Investors’ trust started to erode precisely 10 years ago when, in a speech to his party, the freshly re-elected Socialist prime minister, Ferenc Gyurcsány, candidly admitted lying about the country’s true economic output in order to get re-elected. It went downhill from there. Hungary, together with Greece and Iceland, was among the most exposed to the 2008 crisis. Hungary’s debt skyrocketed after years of economic mismanagement, unemployment and shrinking GDP before the crisis rocked global financial markets. Hungary, which had once outperformed the rest of the former Soviet bloc in the early years of the transition, had become such a risk that no one wanted to buy its state bonds and the country had to turn to the EU and IMF for a bailout in 2008.

Hungarian voters had had enough by 2010 and rewarded Viktor Orbán and Fidesz with a landslide in the national elections. However, that in itself would not have been enough. The country had fallen under the EU’s excessive deficit procedure and had a harder time accessing market financing. It suffered from a precarious increase in foreign currency-denominated debt in the private and public sectors. It had to both comply with the EU’s strict budgetary rules and produce growth at the same time. No wonder credit rating agencies downgraded the country’s national debt soon after the new government took control, making it even more costly to attract market funding.

The Orbán Government refused to follow the IMF’s typical counsel to implement strict austerity measures. Instead, the government pursued the so-called “unorthodox” measures, temporary taxes on certain sectors of the economy, relief for families from foreign currency-denominated debt, fiscal discipline and so on.  

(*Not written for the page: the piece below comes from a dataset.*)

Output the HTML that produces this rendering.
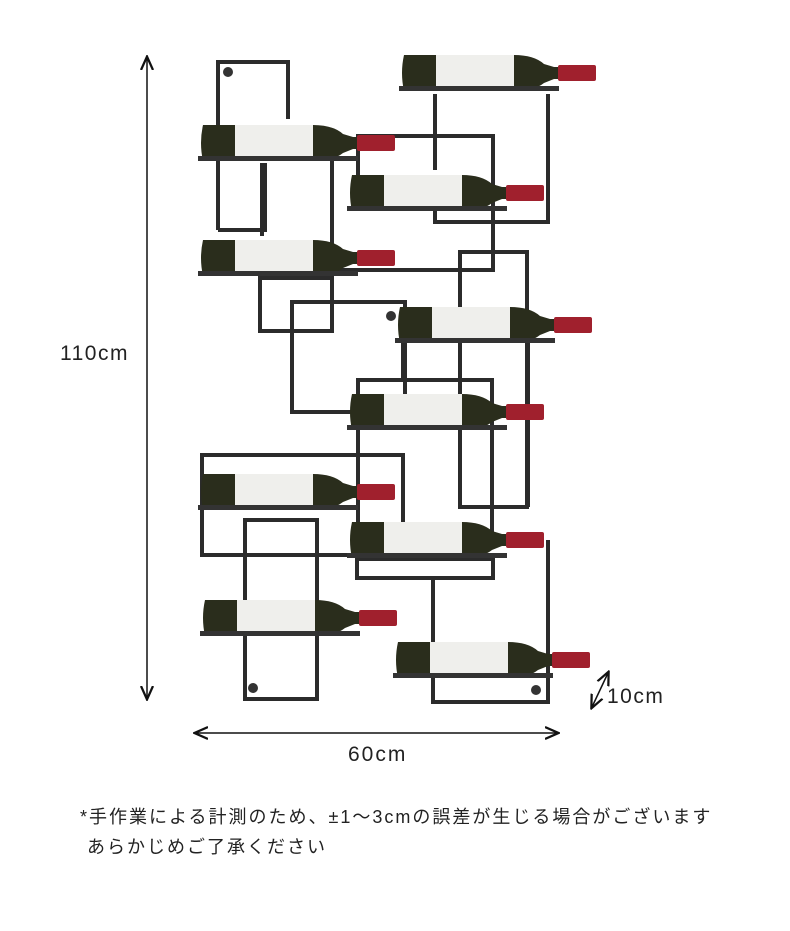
<!DOCTYPE html>
<html><head><meta charset="utf-8"><style>
body{margin:0;background:#fff;width:790px;height:931px;overflow:hidden;font-family:"Liberation Sans","Noto Sans CJK JP",sans-serif;}
svg{position:absolute;left:0;top:0}
.t{position:absolute;color:#222;white-space:nowrap}
</style></head><body>
<svg width="790" height="931">
<defs>
<marker id="a" markerWidth="10" markerHeight="10" refX="8" refY="5" orient="auto-start-reverse"><path d="M0,1 L9,5 L0,9" fill="none" stroke="#111" stroke-width="1.5"/></marker>
<g id="b">
 <path d="M0,-18 L110,-18 Q130,-18 140,-9 L150,-6 L155,-6 L155,6 L150,6 L140,10 Q130,18 110,18 L0,18 Q-4,0 0,-18Z" fill="#2a2d1c"/>
 <rect x="32" y="-18" width="78" height="36" fill="#efefec"/>
 <rect x="154" y="-8" width="38" height="16" rx="2" fill="#a0202d"/>
 <rect x="-5" y="13" width="160" height="5" fill="#333"/>
</g>
</defs>
<g fill="none" stroke="#2b2b2b" stroke-width="4">
 <path d="M218,230 V62 H288 V119"/><path d="M218,230 H265 V163"/>
 <path d="M262,163 V236"/>
 <path d="M332,153 V331 H260 V278 H333"/>
 <rect x="292" y="302" width="113" height="110"/>
 <path d="M358,175 V136 H493 V270 H335"/>
 <path d="M435,170 V94"/><path d="M548,94 V222 H435 V205"/>
 <rect x="460" y="252" width="67" height="255"/>
 <path d="M358,550 V380 H492 V538"/>
 <path d="M403,380 V340 M528,340 V507"/>
 <rect x="202" y="455" width="201" height="100"/>
 <rect x="245" y="520" width="72" height="179"/>
 <rect x="357" y="559" width="136" height="19"/>
 <path d="M433,578 V702 H548 V540"/>
</g>
<circle cx="228" cy="72" r="5" fill="#333"/><circle cx="391" cy="316" r="5" fill="#333"/><circle cx="253" cy="688" r="5" fill="#333"/><circle cx="536" cy="690" r="5" fill="#333"/>
<use href="#b" x="404" y="73"/>
<use href="#b" x="203" y="143"/>
<use href="#b" x="352" y="193"/>
<use href="#b" x="203" y="258"/>
<use href="#b" x="400" y="325"/>
<use href="#b" x="352" y="412"/>
<use href="#b" x="203" y="492"/>
<use href="#b" x="352" y="540"/>
<use href="#b" x="205" y="618"/>
<use href="#b" x="398" y="660"/>
<g stroke="#111" stroke-width="1.5">
<line x1="147" y1="58" x2="147" y2="698" marker-start="url(#a)" marker-end="url(#a)"/>
<line x1="196" y1="733" x2="557" y2="733" marker-start="url(#a)" marker-end="url(#a)"/>
<line x1="592" y1="707" x2="608" y2="673" marker-start="url(#a)" marker-end="url(#a)"/>
</g>
</svg>
<div class="t" style="left:60px;top:342px;font-size:21px;letter-spacing:1.5px">110cm</div>
<div class="t" style="left:348px;top:743px;font-size:21px;letter-spacing:2px">60cm</div>
<div class="t" style="left:607px;top:685px;font-size:21px;letter-spacing:1.5px">10cm</div>
<div class="t" style="left:80px;top:802px;font-size:18px;line-height:30px;letter-spacing:2px">*手作業による計測のため、±1～3cmの誤差が生じる場合がございます<br>&nbsp;あらかじめご了承ください</div>
</body></html>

By 2013, the country had proved that, regardless of its unfortunate state and the upcoming elections, the government had maintained a stable budget. Thus the EU’s excessive deficit procedure, which the country had been under since joining the EU in 2004, was finally lifted. In the same year, Hungary paid back all its debt from the IMF-EU bailout from 2008.

In 2014, the country’s GDP growth saw a big jump. With 3.7 percent growth, Hungary at last reached its pre-crisis level GDP, despite the fact that the budget was under control – i.e., no fiscal stimulus – and the debt-to-GDP ratio was shrinking.

2015 was a record-breaker. With steady growth and a shrinking debt-to-GDP ratio, Hungary produced a record high trade surplus and unemployment fell to the least ever recorded. According to Morgan Stanley’s Vulnerability Scoring Indicator, Hungary’s economic vulnerability decreased by more than any other country in the region between the 2008 financial crisis and 2015.

Arriving in 2016, even the staunchest critics of Hungary’s unorthodoxy, the credit rating agencies, started to reconsider their positions on Hungary. Not long after Fitch Ratings published a report that said that most countries take six years on average to recover an investment-grade rating, Hungary restored its credit rating with Fitch in just four years. S&P followed last Friday and Moody’s is expected to follow in November.

Nearing the fourth quarter of 2016, the country’s economic performance has continued to break records and Hungary has paid back the last installment of the 2008 bailout package to the EU.

Going forward, Prime Minister Viktor Orbán has set two ambitious goals: to achieve five percent GDP growth and a zero-deficit budget in the upcoming period. These would challenge almost any state in the EU, but they don’t seem so far-fetched here, as even the most conservative critics of Hungary’s recovery, the credit rating agencies and the Financial Times, have learned to appreciate Hungary’s “economic miracle”.